┌────────

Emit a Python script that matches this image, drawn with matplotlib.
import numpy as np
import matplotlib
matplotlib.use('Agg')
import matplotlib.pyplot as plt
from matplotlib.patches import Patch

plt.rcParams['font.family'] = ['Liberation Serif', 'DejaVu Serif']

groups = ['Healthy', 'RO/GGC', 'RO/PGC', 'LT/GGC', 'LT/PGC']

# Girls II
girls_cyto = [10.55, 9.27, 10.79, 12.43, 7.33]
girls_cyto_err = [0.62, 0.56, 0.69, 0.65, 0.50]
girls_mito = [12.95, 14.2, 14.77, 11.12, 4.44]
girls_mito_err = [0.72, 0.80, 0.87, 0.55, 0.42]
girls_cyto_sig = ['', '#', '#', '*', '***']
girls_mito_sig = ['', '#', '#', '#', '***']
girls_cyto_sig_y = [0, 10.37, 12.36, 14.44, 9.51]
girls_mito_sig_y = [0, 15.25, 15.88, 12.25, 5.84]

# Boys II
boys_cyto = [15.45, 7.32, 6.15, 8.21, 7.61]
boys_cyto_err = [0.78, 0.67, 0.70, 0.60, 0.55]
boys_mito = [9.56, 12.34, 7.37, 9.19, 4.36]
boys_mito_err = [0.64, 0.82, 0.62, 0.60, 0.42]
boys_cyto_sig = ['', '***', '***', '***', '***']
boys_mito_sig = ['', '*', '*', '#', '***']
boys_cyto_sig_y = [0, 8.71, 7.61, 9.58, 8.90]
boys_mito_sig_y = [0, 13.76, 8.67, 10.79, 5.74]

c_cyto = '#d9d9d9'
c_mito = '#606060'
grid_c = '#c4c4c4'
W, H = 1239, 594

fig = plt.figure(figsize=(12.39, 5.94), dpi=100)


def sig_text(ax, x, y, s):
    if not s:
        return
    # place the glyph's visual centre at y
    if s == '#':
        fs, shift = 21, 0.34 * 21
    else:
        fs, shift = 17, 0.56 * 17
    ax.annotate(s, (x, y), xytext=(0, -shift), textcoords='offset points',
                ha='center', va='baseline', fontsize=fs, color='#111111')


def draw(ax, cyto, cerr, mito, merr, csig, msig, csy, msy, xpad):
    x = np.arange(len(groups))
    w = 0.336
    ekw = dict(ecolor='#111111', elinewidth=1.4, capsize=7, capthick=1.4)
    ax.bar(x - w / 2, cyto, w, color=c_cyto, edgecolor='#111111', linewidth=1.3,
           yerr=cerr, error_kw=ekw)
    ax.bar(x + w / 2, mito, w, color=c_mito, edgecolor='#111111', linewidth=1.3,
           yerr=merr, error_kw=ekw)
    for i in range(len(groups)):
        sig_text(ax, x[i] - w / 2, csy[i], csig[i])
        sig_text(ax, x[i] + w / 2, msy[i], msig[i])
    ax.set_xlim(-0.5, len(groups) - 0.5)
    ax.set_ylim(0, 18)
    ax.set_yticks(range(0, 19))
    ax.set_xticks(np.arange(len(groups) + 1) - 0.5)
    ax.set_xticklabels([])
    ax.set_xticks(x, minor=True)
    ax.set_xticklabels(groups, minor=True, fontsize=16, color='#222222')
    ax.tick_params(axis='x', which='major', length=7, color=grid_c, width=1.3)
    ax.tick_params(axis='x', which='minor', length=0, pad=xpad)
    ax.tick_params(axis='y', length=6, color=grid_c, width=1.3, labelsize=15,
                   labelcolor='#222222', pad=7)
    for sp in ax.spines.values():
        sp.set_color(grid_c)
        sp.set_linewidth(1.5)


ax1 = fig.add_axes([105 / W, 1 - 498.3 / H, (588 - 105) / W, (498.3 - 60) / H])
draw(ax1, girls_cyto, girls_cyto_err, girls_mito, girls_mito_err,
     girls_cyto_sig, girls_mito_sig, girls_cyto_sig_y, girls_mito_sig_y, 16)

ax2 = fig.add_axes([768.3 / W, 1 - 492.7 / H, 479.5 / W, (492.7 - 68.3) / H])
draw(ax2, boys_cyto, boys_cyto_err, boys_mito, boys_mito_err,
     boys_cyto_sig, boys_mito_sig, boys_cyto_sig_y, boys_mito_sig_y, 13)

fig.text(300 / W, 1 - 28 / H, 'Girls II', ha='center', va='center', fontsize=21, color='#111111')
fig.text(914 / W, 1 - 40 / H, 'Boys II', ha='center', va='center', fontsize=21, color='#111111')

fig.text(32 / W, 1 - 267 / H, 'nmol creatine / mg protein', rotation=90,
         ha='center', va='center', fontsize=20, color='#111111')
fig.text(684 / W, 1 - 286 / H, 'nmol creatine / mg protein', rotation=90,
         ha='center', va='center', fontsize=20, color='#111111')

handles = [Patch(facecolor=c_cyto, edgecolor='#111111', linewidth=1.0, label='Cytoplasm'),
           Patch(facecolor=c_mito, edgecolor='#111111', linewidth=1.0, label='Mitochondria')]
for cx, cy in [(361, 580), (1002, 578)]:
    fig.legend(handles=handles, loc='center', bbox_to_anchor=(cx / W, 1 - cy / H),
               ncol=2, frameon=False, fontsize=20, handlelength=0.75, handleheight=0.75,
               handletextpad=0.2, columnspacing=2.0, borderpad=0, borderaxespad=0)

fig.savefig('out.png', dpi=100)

└────────

> **Goal of the exercise**
Give the data again, exactly as it stands.

> **Full output**
Emit a Python script that matches this image, drawn with matplotlib.
import numpy as np
import matplotlib
matplotlib.use('Agg')
import matplotlib.pyplot as plt
from matplotlib.patches import Patch

plt.rcParams['font.family'] = ['Liberation Serif', 'DejaVu Serif']

groups = ['Healthy', 'RO/GGC', 'RO/PGC', 'LT/GGC', 'LT/PGC']

# Girls II
girls_cyto = [10.55, 9.27, 10.79, 12.43, 7.33]
girls_cyto_err = [0.62, 0.56, 0.69, 0.65, 0.50]
girls_mito = [12.95, 14.2, 14.77, 11.12, 4.44]
girls_mito_err = [0.72, 0.80, 0.87, 0.55, 0.42]
girls_cyto_sig = ['', '#', '#', '*', '***']
girls_mito_sig = ['', '#', '#', '#', '***']
girls_cyto_sig_y = [0, 10.37, 12.36, 14.44, 9.51]
girls_mito_sig_y = [0, 15.25, 15.88, 12.25, 5.84]

# Boys II
boys_cyto = [15.45, 7.32, 6.15, 8.21, 7.61]
boys_cyto_err = [0.78, 0.67, 0.70, 0.60, 0.55]
boys_mito = [9.56, 12.34, 7.37, 9.19, 4.36]
boys_mito_err = [0.64, 0.82, 0.62, 0.60, 0.42]
boys_cyto_sig = ['', '***', '***', '***', '***']
boys_mito_sig = ['', '*', '*', '#', '***']
boys_cyto_sig_y = [0, 8.71, 7.61, 9.58, 8.90]
boys_mito_sig_y = [0, 13.76, 8.67, 10.79, 5.74]

c_cyto = '#d9d9d9'
c_mito = '#606060'
grid_c = '#c4c4c4'
W, H = 1239, 594

fig = plt.figure(figsize=(12.39, 5.94), dpi=100)


def sig_text(ax, x, y, s):
    if not s:
        return
    # place the glyph's visual centre at y
    if s == '#':
        fs, shift = 21, 0.34 * 21
    else:
        fs, shift = 17, 0.56 * 17
    ax.annotate(s, (x, y), xytext=(0, -shift), textcoords='offset points',
                ha='center', va='baseline', fontsize=fs, color='#111111')


def draw(ax, cyto, cerr, mito, merr, csig, msig, csy, msy, xpad):
    x = np.arange(len(groups))
    w = 0.336
    ekw = dict(ecolor='#111111', elinewidth=1.4, capsize=7, capthick=1.4)
    ax.bar(x - w / 2, cyto, w, color=c_cyto, edgecolor='#111111', linewidth=1.3,
           yerr=cerr, error_kw=ekw)
    ax.bar(x + w / 2, mito, w, color=c_mito, edgecolor='#111111', linewidth=1.3,
           yerr=merr, error_kw=ekw)
    for i in range(len(groups)):
        sig_text(ax, x[i] - w / 2, csy[i], csig[i])
        sig_text(ax, x[i] + w / 2, msy[i], msig[i])
    ax.set_xlim(-0.5, len(groups) - 0.5)
    ax.set_ylim(0, 18)
    ax.set_yticks(range(0, 19))
    ax.set_xticks(np.arange(len(groups) + 1) - 0.5)
    ax.set_xticklabels([])
    ax.set_xticks(x, minor=True)
    ax.set_xticklabels(groups, minor=True, fontsize=16, color='#222222')
    ax.tick_params(axis='x', which='major', length=7, color=grid_c, width=1.3)
    ax.tick_params(axis='x', which='minor', length=0, pad=xpad)
    ax.tick_params(axis='y', length=6, color=grid_c, width=1.3, labelsize=15,
                   labelcolor='#222222', pad=7)
    for sp in ax.spines.values():
        sp.set_color(grid_c)
        sp.set_linewidth(1.5)


ax1 = fig.add_axes([105 / W, 1 - 498.3 / H, (588 - 105) / W, (498.3 - 60) / H])
draw(ax1, girls_cyto, girls_cyto_err, girls_mito, girls_mito_err,
     girls_cyto_sig, girls_mito_sig, girls_cyto_sig_y, girls_mito_sig_y, 16)

ax2 = fig.add_axes([768.3 / W, 1 - 492.7 / H, 479.5 / W, (492.7 - 68.3) / H])
draw(ax2, boys_cyto, boys_cyto_err, boys_mito, boys_mito_err,
     boys_cyto_sig, boys_mito_sig, boys_cyto_sig_y, boys_mito_sig_y, 13)

fig.text(300 / W, 1 - 28 / H, 'Girls II', ha='center', va='center', fontsize=21, color='#111111')
fig.text(914 / W, 1 - 40 / H, 'Boys II', ha='center', va='center', fontsize=21, color='#111111')

fig.text(32 / W, 1 - 267 / H, 'nmol creatine / mg protein', rotation=90,
         ha='center', va='center', fontsize=20, color='#111111')
fig.text(684 / W, 1 - 286 / H, 'nmol creatine / mg protein', rotation=90,
         ha='center', va='center', fontsize=20, color='#111111')

handles = [Patch(facecolor=c_cyto, edgecolor='#111111', linewidth=1.0, label='Cytoplasm'),
           Patch(facecolor=c_mito, edgecolor='#111111', linewidth=1.0, label='Mitochondria')]
for cx, cy in [(361, 580), (1002, 578)]:
    fig.legend(handles=handles, loc='center', bbox_to_anchor=(cx / W, 1 - cy / H),
               ncol=2, frameon=False, fontsize=20, handlelength=0.75, handleheight=0.75,
               handletextpad=0.2, columnspacing=2.0, borderpad=0, borderaxespad=0)

fig.savefig('out.png', dpi=100)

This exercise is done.